I don't think working around this is a good idea, let's actually fix the testing.
Comment From: WillAyd
@jreback do you know why assert_frame_equal
doesn't use the NDFrame.equals
method? There's a comment preceding that method that mentions it should.
The reason I'm asking is because while we could add a kwarg to the assert_frame_equal
method to control the null checking behavior and do it in a strict manner by default, as @jorisvandenbossche pointed out that would be inconsistent with how the equals
method of the NDFrame
works. I would think we would either want to make that change in both comparison methods, or attempt to refactor assert_frame_equal
to match NDFrame
as the comment suggests
FWIW if we wanted to modify the behavior of the NDFrame.equals
we'd probably want to add strict_nan=True
to the following line:
https://github.com/pandas-dev/pandas/blob/aec33479b923a05ead1ca35335f00aba87e4145e/pandas/core/internals.py#L1532
The array_equivalent
method might also need some tweaks, as providing that argument is raising a ValueError
for me, but nonetheless it seems like the intention is already in place there to handle this
Comment From: jreback
assert_frame_equal
is NOT the same, it gives excruciating detail on where the error is (this is the entire point of this). .equals
is just a user-facing shortcut. Under the hood these both use array_equivalent
as the comparisons. I don't see a problem with adding things to the test methods, these are meant to be very fine grained.
so for example, .equals
on the example (which compares None/np.nan) should fail. These are not exactly equal. We should not add things to .equals
(as this opens a big can of worms).
Comment From: jreback
from above, this is actually wrong and we should strictly check this.
In [18]: df1.equals(df2)
Out[18]: True
Comment From: TomAugspurger
I think this also affects pd.NA.
In [45]: a = pd.Series([1, np.nan], dtype=object)

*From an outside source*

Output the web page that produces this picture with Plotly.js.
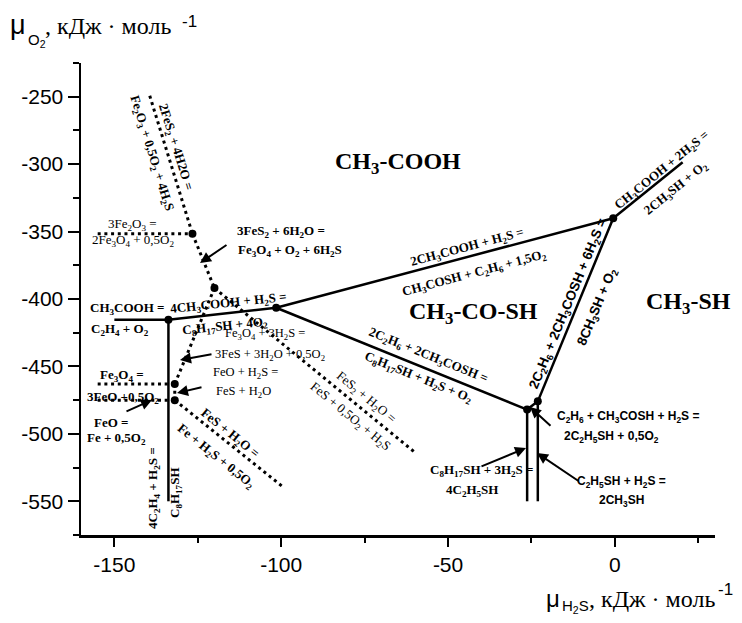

In [46]: b = pd.Series([1, pd.NA], dtype=object)
In [47]: pd.testing.assert_series_equal(a, b)
A keyword to control this would be great. Based on the recent experience with check_freq
, we should perhaps not make things strict by default. But we could do non-strict + a warning by default, with the option to override in the function or via a global option.

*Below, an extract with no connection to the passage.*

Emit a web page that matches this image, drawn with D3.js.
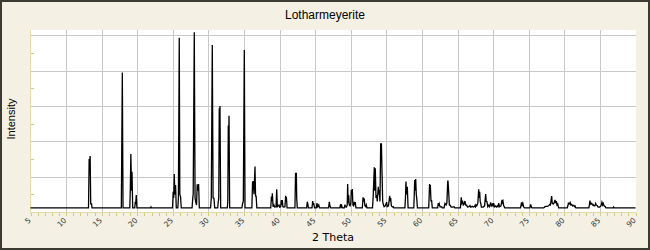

def assert_series_equal(..., check_na=None):
if check_na is None:
check_na = pandas.config.get("testing.check_na")
if check_na is None;
warnings.warn("default to false, changing to strict in the future")
check_na = False
Comment From: jbrockmendel
In _libs.testing.assert_almost_equal we have
if checknull(a) and checknull(b):
# TODO: Should require same-dtype NA?
# nan / None comparison
return True
Changing that to
if checknull(a):
# nan / None comparison
if is_matching_na(a, b):
return True
raise AssertionError(f"{a} != {b}")
elif checknull(b):
raise AssertionError(f"{a} != {b}")
breaks 431 tests. 224 of those are in tests/strings/, 76 in tests/arithmetic/
is_matching_na has a nan_matches_none
keyword we could use to be less strict specifically in the None vs np.nan case while still catching e.g. np.timedelta64("nat") vs pd.NaT (relevant in the tests/arithmetic/ cases). Passing that gets us down to 308 failing tests.
I definitely think we should become stricter here. As Tom mentioned when we made check_freq stricter, doing this probably needs a deprecation cycle.